Sifry also remarked on the speed with which individual activists could work, compared with institutions and organizations. In the age of social media and a proliferation of platforms, he framed the differences between established bodies (Congress, synagogue leaders, etc.) and individual influencers as “strategic vs. expressive.”
“There are two different understandings about what is in our [American Jews] self-interest,” Sifry noted. “The American Jewish community is running away due to trauma.” He pointed to a “core identity” of intergenerational pain in conflict with the Jewish biblical ethos of “standing with the stranger.” (Leviticus 19:34)
Our conversation transitioned to the American and Israeli foray into Iran, and how that would influence American public opinion on Israel. In addition to defining it as a “historic, strategic mistake which history will see as unbelievable hubris,” Sifry discussed Congressional action to stop the funding of weapons to Israel (which numerous Israeli activists have called for). “America doesn’t have to sell weapons to Israel,” Sifry remarked. “It’s being used for military dominance, not self-defense. It should be used as leverage.”
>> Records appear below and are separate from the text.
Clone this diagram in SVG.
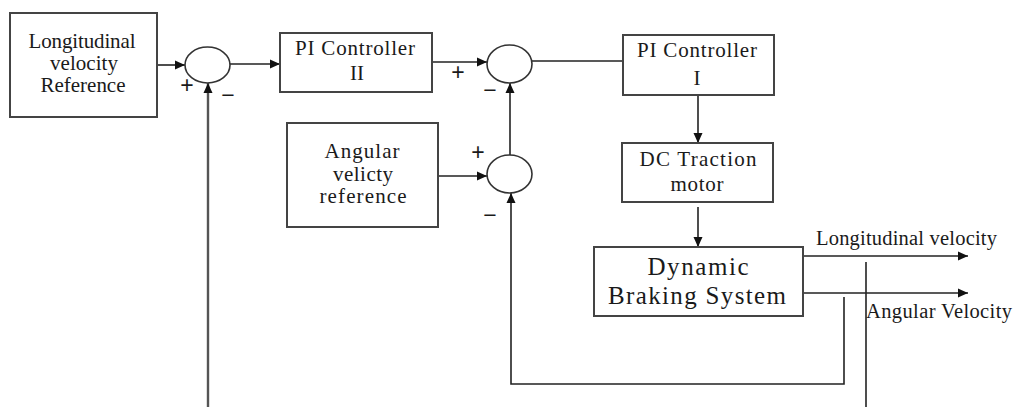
<svg xmlns="http://www.w3.org/2000/svg" width="1014" height="407" viewBox="0 0 1014 407">
<defs>
<marker id="ah" viewBox="0 0 10 10" refX="10" refY="5" markerWidth="10" markerHeight="10" markerUnits="userSpaceOnUse" orient="auto">
<path d="M0,0.5 L10,5 L0,9.5 Z" fill="#111"/>
</marker>
<style>
.box{fill:#fff;stroke:#444;stroke-width:2}
.sum{fill:#fff;stroke:#333;stroke-width:1.6}
.t{font-family:"Liberation Serif","Times New Roman",serif;font-size:21px;fill:#1a1a1a;text-anchor:middle}
.big{font-size:25px}
.lbl{font-family:"Liberation Serif","Times New Roman",serif;font-size:20.5px;fill:#1a1a1a}
.sg{font-family:"Liberation Sans",Arial,sans-serif;font-size:23px;fill:#1a1a1a;text-anchor:middle}
.c{fill:none;stroke:#222;stroke-width:1.6}
.fb{fill:none;stroke:#555;stroke-width:2.4}
</style>
</defs>
<rect width="1014" height="407" fill="#fff"/>

<g id="connectors">
<line class="c" x1="157" y1="65" x2="185" y2="65" marker-end="url(#ah)"/>
<line class="c" x1="230" y1="64" x2="280" y2="64" marker-end="url(#ah)"/>
<line class="c" x1="432" y1="62" x2="487" y2="62" marker-end="url(#ah)"/>
<line class="c" x1="532" y1="61" x2="623" y2="61"/>
<line class="c" x1="698" y1="95" x2="698" y2="143" marker-end="url(#ah)"/>
<line class="c" x1="698" y1="207" x2="698" y2="247" marker-end="url(#ah)"/>
<line class="c" x1="438" y1="176" x2="487" y2="176" marker-end="url(#ah)"/>
<line class="c" x1="510" y1="155" x2="510" y2="83" marker-end="url(#ah)"/>
<line class="c" x1="803" y1="256" x2="968" y2="256" marker-end="url(#ah)"/>
<line class="c" x1="803" y1="293" x2="968" y2="293" marker-end="url(#ah)"/>
<line class="c" x1="866" y1="262" x2="866" y2="407"/>
<polyline class="c" points="844,297 844,384 511,384 511,193" marker-end="url(#ah)"/>
<line class="fb" x1="208" y1="407" x2="208" y2="83" marker-end="url(#ah)"/>
</g>

<g id="ref-long">
<rect class="box" x="10" y="13" width="147" height="104"/>
<text class="t" x="82" y="48" textLength="107">Longitudinal</text>
<text class="t" x="84" y="70" textLength="68">velocity</text>
<text class="t" x="83" y="92" textLength="85">Reference</text>
</g>

<g id="sum1">
<ellipse class="sum" cx="207.5" cy="65" rx="22.5" ry="18"/>
<text class="sg" x="187" y="93">+</text>
<text class="sg" x="228" y="103">−</text>
</g>

<g id="pi2">
<rect class="box" x="280" y="33" width="152" height="59"/>
<text class="t" x="355" y="55" textLength="120">PI Controller</text>
<text class="t" x="357" y="80">II</text>
</g>

<g id="sum2">
<ellipse class="sum" cx="509.5" cy="64" rx="22.5" ry="19"/>
<text class="sg" x="458" y="80">+</text>
<text class="sg" x="490" y="98">−</text>
</g>

<g id="pi1">
<rect class="box" x="623" y="35" width="151" height="60"/>
<text class="t" x="697" y="57" textLength="120">PI Controller</text>
<text class="t" x="697" y="85">I</text>
</g>

<g id="ref-ang">
<rect class="box" x="287" y="123" width="151" height="104"/>
<text class="t" x="362" y="158" textLength="75">Angular</text>
<text class="t" x="363" y="181" textLength="60">velicty</text>
<text class="t" x="363" y="203" textLength="87">reference</text>
</g>

<g id="sum3">
<ellipse class="sum" cx="509.5" cy="174" rx="22.5" ry="19"/>
<text class="sg" x="478" y="160">+</text>
<text class="sg" x="490" y="223">−</text>
</g>

<g id="dc">
<rect class="box" x="622" y="143" width="151" height="59"/>
<text class="t" x="698" y="166" textLength="117">DC Traction</text>
<text class="t" x="697" y="191" textLength="53">motor</text>
</g>

<g id="dbs">
<rect class="box" x="594" y="247" width="209" height="69"/>
<text class="t big" x="698" y="275" textLength="101">Dynamic</text>
<text class="t big" x="697" y="304" textLength="178">Braking System</text>
</g>

<g id="labels">
<text class="lbl" x="816" y="245" textLength="181">Longitudinal velocity</text>
<text class="lbl" x="866" y="318" textLength="146">Angular Velocity</text>
</g>
</svg>
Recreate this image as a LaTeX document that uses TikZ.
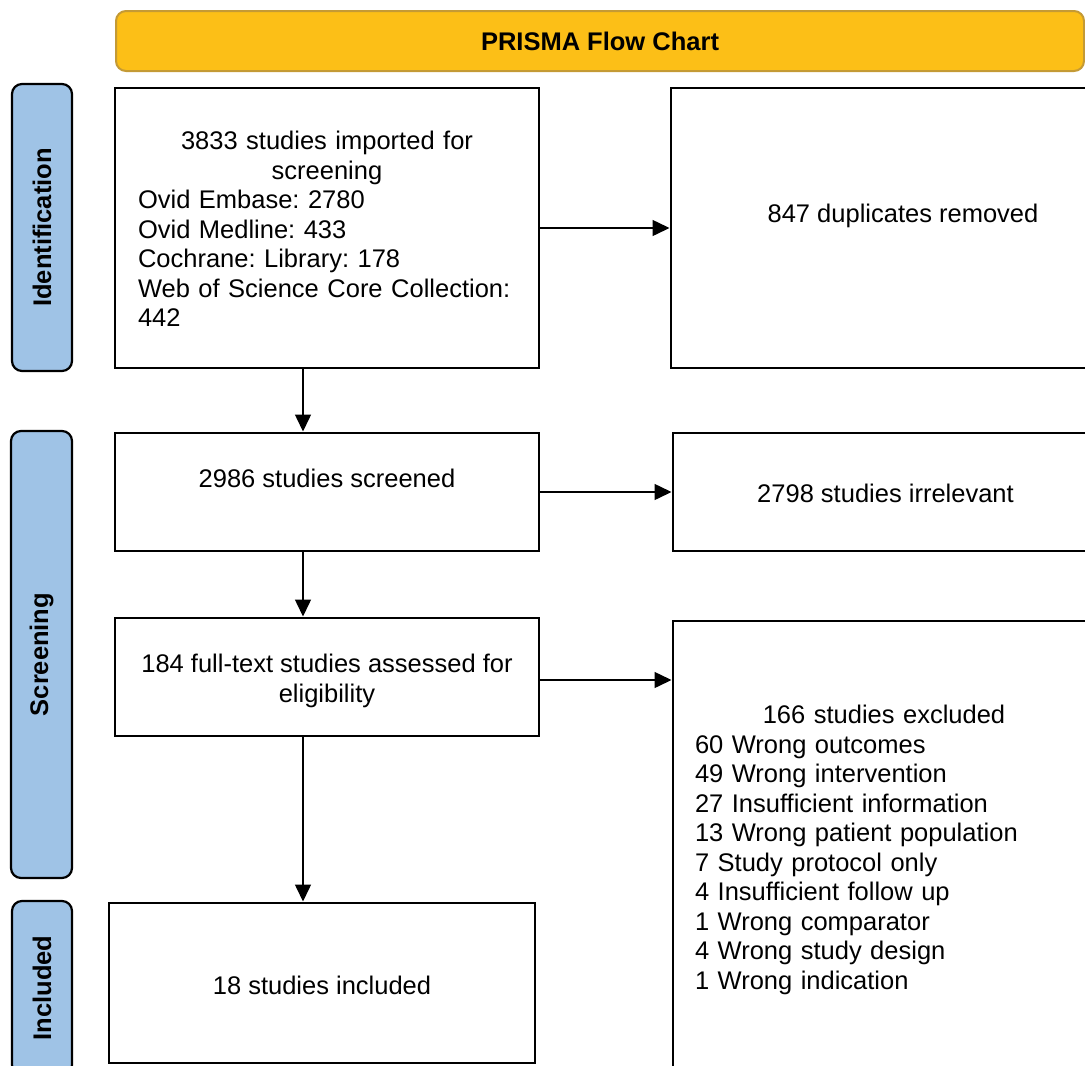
\documentclass[tikz,border=0pt]{standalone}
\usepackage{fontspec}
\setmainfont{Liberation Sans}
\usetikzlibrary{arrows.meta}
\definecolor{bannerfill}{HTML}{FCBF17}
\definecolor{bannerdraw}{HTML}{C49A35}
\definecolor{phasefill}{HTML}{9FC3E6}
\begin{document}
\frenchspacing
\begin{tikzpicture}[x=1pt,y=-1pt,
  every node/.style={font=\fontsize{25.5}{29.5}\selectfont\frenchspacing, inner sep=0pt, outer sep=0pt},
  box/.style={draw=black, line width=2.2pt, fill=white},
  phase/.style={draw=black, line width=2.2pt, fill=phasefill, rounded corners=10pt},
  banner/.style={draw=bannerdraw, line width=2pt, fill=bannerfill, rounded corners=10pt},
  arr/.style={line width=1.5pt, -{Triangle[length=17pt,width=16pt]}, shorten >=1.5pt},
]
\useasboundingbox (0,0) rectangle (1085,1066);
\clip (0,0) rectangle (1085,1066);

% banner
\node[banner, minimum width=968pt, minimum height=60pt] (banner) at (600,41) {\bfseries PRISMA Flow Chart};

% phase labels
\node[phase, minimum width=60pt, minimum height=287pt] (pid) at (42,227.5) {};
\node[rotate=90] (pidt) at (pid.center) {\bfseries Identification};
\node[phase, minimum width=61pt, minimum height=447pt] (pscr) at (41.5,654.5) {};
\node[rotate=90] (pscrt) at (pscr.center) {\bfseries Screening};
\node[phase, minimum width=60pt, minimum height=174pt] (pinc) at (42,988) {};
\node[rotate=90] (pinct) at (pinc.center) {\bfseries Included};

% boxes
\node[box, minimum width=424pt, minimum height=280pt] (b1) at (327,228) {};
\node[box, minimum width=464pt, minimum height=280pt] (dup) at (903,228) {};
\node[box, minimum width=424pt, minimum height=118pt] (scr) at (327,492) {};
\node[box, minimum width=425pt, minimum height=118pt] (irr) at (885.5,492) {};
\node[box, minimum width=424pt, minimum height=118pt] (full) at (327,677) {};
\node[box, minimum width=422pt, minimum height=499pt] (excl) at (884,870.5) {};
\node[box, minimum width=426pt, minimum height=160pt] (inc) at (322,983) {};

% texts
\node[text width=378pt, anchor=north] (b1t) at (327,131.5)
  {\centering 3833 studies imported for\\screening\par
   \raggedright Ovid Embase: 2780\\Ovid Medline: 433\\Cochrane: Library: 178\\Web of Science Core Collection:\\442\par};
\node (dupt) at (903,216) {847 duplicates removed};
\node (scrt) at (327,478) {2986 studies screened};
\node (irrt) at (885.5,493) {2798 studies irrelevant};
\node[align=center] (fullt) at (327,681) {184 full-text studies assessed for\\eligibility};
\node[text width=378pt, anchor=north] (exclt) at (884,705.5)
  {\centering 166 studies excluded\par
   \raggedright 60 Wrong outcomes\\49 Wrong intervention\\27 Insufficient information\\13 Wrong patient population\\7 Study protocol only\\4 Insufficient follow up\\1 Wrong comparator\\4 Wrong study design\\1 Wrong indication\par};
\node (inct) at (322,985) {18 studies included};

% connectors
\coordinate (vx) at (303,0);
\coordinate (fy) at (0,680);
\draw[arr] (vx |- b1.south) -- (vx |- scr.north);
\draw[arr] (vx |- scr.south) -- (vx |- full.north);
\draw[arr] (vx |- full.south) -- (vx |- inc.north);
\draw[arr] (b1.east) -- (b1.east -| dup.west);
\draw[arr] (scr.east) -- (scr.east -| irr.west);
\draw[arr] (fy -| full.east) -- (fy -| excl.west);
\end{tikzpicture}
\end{document}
Returning to movement building, Sifry reiterated, “The job we have as the opposition is to provide an alternative path. Periodically, people do get together, like the Nuclear Freeze movement.”
Ending the discourse on an upbeat note, Sifry said, “We still have a lot of leverage here,” adding the caveat, “We have our work cut out for us.” Acknowledging the “very turbulent times we are living through,” Sifry spoke about the approach of “trying a multiplicity of strategies to figure out a path.”
In a concluding analysis of the message of When Doves Try, Sifry stressed that a “study of the Peace Now movement still has historical relevance as a template for moving ideas and movements forward.”
Note: Americans for Peace Now joined Ameinu in December 2024 to become the New Jewish Narrative.